Exercise brief → Copy each line that holds "page".

Stored data →
_ _ _ _ _

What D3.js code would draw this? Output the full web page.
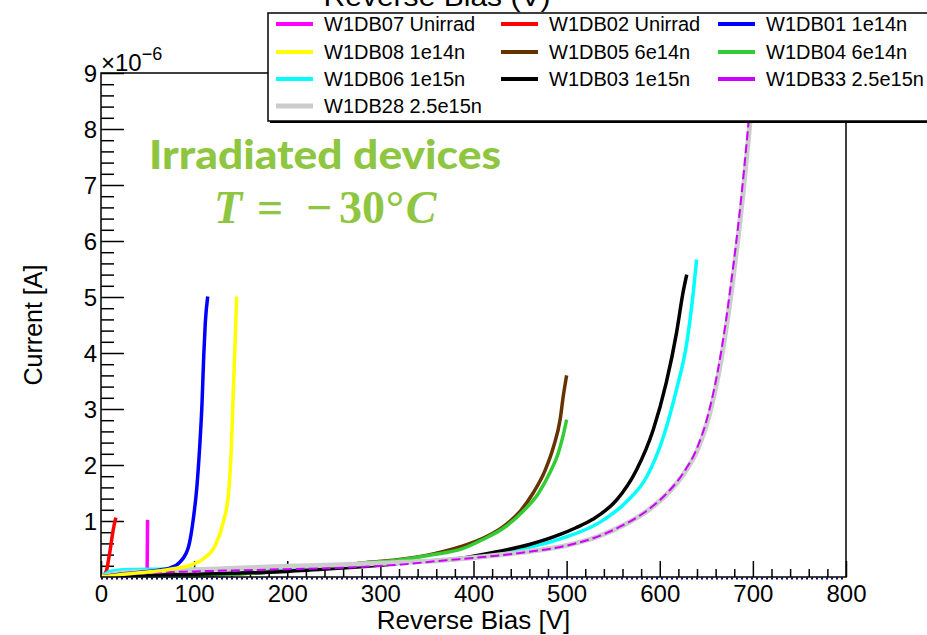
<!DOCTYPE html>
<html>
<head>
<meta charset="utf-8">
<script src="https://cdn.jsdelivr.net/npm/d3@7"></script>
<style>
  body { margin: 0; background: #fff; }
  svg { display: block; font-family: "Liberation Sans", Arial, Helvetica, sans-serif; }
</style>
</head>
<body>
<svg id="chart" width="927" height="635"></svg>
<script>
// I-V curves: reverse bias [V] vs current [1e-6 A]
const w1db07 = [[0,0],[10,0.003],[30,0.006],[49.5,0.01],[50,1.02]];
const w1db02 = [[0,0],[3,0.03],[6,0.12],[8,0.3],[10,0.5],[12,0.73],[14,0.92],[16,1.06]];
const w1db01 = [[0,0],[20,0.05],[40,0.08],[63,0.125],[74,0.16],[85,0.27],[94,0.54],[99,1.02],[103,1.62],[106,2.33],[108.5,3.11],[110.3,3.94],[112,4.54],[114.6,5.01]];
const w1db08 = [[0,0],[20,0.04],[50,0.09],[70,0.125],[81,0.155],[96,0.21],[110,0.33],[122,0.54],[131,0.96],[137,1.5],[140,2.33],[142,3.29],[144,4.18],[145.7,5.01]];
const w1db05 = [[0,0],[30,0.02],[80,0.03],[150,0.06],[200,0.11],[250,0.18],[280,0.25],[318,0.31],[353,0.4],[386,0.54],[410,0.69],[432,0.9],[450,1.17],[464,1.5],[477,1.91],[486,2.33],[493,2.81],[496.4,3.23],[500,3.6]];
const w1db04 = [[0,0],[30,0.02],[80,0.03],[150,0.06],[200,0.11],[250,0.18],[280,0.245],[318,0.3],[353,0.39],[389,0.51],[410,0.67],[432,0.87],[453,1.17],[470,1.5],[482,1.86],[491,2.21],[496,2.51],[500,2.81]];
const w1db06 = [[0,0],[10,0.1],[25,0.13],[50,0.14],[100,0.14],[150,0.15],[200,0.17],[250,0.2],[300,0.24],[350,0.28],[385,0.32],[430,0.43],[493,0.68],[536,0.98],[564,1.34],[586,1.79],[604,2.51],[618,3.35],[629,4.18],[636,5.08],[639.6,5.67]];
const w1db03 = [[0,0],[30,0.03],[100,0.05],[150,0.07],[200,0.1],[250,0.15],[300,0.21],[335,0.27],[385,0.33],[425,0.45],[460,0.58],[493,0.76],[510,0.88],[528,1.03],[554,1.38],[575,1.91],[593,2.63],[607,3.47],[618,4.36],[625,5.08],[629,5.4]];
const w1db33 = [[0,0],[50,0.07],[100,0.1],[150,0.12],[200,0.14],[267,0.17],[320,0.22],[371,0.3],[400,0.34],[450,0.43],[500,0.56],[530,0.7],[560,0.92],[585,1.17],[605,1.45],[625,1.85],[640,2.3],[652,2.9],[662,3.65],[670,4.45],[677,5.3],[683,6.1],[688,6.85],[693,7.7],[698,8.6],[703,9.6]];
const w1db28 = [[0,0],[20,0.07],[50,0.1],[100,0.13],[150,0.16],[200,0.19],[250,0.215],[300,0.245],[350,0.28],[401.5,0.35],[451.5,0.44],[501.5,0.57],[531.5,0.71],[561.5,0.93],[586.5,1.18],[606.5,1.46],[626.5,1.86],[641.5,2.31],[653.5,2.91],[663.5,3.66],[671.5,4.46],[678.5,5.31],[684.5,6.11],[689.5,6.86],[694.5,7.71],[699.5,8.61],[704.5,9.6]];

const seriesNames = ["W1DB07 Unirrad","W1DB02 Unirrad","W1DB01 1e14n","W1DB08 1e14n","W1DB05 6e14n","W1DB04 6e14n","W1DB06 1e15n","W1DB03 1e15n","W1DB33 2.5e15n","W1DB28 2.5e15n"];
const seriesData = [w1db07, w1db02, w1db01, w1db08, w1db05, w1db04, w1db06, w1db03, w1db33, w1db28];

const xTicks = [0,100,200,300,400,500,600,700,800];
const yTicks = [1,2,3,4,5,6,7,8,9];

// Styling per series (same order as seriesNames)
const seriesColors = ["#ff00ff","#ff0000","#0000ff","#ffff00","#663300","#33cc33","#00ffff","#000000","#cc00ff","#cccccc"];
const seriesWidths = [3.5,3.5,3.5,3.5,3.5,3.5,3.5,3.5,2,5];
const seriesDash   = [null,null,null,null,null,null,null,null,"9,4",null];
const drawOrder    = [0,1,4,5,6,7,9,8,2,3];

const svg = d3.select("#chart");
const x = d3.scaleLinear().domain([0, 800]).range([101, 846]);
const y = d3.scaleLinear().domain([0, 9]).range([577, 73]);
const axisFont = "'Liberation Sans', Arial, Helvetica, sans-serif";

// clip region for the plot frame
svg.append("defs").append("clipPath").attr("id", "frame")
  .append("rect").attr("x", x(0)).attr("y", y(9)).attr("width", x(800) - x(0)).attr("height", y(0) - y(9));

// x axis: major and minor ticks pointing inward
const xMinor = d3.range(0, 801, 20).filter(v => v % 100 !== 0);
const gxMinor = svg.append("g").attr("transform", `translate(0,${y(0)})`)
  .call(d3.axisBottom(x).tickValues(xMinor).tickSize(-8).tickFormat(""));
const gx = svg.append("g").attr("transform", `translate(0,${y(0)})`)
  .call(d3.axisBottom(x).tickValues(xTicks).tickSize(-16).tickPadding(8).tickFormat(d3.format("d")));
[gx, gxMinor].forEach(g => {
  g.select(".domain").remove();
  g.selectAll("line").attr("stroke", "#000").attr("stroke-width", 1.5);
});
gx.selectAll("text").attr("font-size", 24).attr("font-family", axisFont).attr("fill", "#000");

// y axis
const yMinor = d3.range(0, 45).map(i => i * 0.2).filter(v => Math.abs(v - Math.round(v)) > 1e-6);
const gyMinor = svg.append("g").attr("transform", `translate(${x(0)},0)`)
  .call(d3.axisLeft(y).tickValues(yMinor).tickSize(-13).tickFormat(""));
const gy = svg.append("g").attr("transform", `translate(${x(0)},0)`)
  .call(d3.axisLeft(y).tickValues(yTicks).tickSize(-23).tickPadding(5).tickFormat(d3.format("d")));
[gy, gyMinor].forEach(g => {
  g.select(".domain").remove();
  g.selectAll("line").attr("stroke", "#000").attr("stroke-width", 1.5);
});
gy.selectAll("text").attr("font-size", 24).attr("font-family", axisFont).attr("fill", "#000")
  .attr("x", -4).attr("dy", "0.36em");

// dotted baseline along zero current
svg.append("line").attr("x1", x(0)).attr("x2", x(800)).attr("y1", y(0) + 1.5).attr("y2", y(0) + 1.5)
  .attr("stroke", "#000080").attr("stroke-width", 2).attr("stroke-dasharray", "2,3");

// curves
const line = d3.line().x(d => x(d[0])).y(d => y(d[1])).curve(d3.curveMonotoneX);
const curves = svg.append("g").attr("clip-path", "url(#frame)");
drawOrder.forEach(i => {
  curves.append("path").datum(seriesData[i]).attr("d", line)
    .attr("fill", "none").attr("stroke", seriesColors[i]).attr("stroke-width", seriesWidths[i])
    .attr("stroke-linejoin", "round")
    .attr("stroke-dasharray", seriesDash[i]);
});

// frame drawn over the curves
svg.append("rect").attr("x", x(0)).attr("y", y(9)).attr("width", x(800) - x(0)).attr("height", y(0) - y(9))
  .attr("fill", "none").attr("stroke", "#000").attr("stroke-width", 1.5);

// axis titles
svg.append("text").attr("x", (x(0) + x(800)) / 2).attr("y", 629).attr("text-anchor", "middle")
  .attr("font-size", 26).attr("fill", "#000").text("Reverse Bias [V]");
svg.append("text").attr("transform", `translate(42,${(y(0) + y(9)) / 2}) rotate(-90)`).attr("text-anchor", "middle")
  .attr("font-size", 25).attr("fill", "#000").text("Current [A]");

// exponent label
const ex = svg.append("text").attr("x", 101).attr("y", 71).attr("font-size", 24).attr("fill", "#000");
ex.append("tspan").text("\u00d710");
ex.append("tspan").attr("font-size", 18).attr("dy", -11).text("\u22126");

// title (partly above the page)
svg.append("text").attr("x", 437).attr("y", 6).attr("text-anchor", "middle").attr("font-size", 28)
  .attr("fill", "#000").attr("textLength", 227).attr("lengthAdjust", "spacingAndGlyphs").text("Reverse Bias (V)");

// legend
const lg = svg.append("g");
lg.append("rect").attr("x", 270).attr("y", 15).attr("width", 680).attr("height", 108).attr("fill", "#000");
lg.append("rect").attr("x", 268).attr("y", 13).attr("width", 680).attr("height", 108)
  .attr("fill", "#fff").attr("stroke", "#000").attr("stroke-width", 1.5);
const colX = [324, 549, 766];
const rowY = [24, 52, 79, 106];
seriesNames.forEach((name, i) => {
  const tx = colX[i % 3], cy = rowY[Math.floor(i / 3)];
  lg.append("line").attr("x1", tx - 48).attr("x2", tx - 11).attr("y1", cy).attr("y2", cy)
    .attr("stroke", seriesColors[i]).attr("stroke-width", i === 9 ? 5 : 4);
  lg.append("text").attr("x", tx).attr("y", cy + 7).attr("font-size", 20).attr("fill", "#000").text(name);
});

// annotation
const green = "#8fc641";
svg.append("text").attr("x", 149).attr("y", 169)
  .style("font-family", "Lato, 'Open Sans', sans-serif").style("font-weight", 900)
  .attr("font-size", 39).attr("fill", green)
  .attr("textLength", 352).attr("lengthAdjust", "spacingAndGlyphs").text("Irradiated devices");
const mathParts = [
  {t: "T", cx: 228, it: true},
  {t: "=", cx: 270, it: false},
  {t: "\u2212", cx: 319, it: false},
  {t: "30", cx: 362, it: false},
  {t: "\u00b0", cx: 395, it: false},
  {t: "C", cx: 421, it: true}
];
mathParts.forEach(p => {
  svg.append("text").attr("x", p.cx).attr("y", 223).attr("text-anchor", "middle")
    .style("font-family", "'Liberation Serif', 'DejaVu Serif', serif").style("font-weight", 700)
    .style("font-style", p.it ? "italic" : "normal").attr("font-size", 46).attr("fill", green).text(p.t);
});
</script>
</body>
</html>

_ _ _ _ _

Exercise answer →
What D3.js code would draw this? Output the full web page.
// title (partly above the page)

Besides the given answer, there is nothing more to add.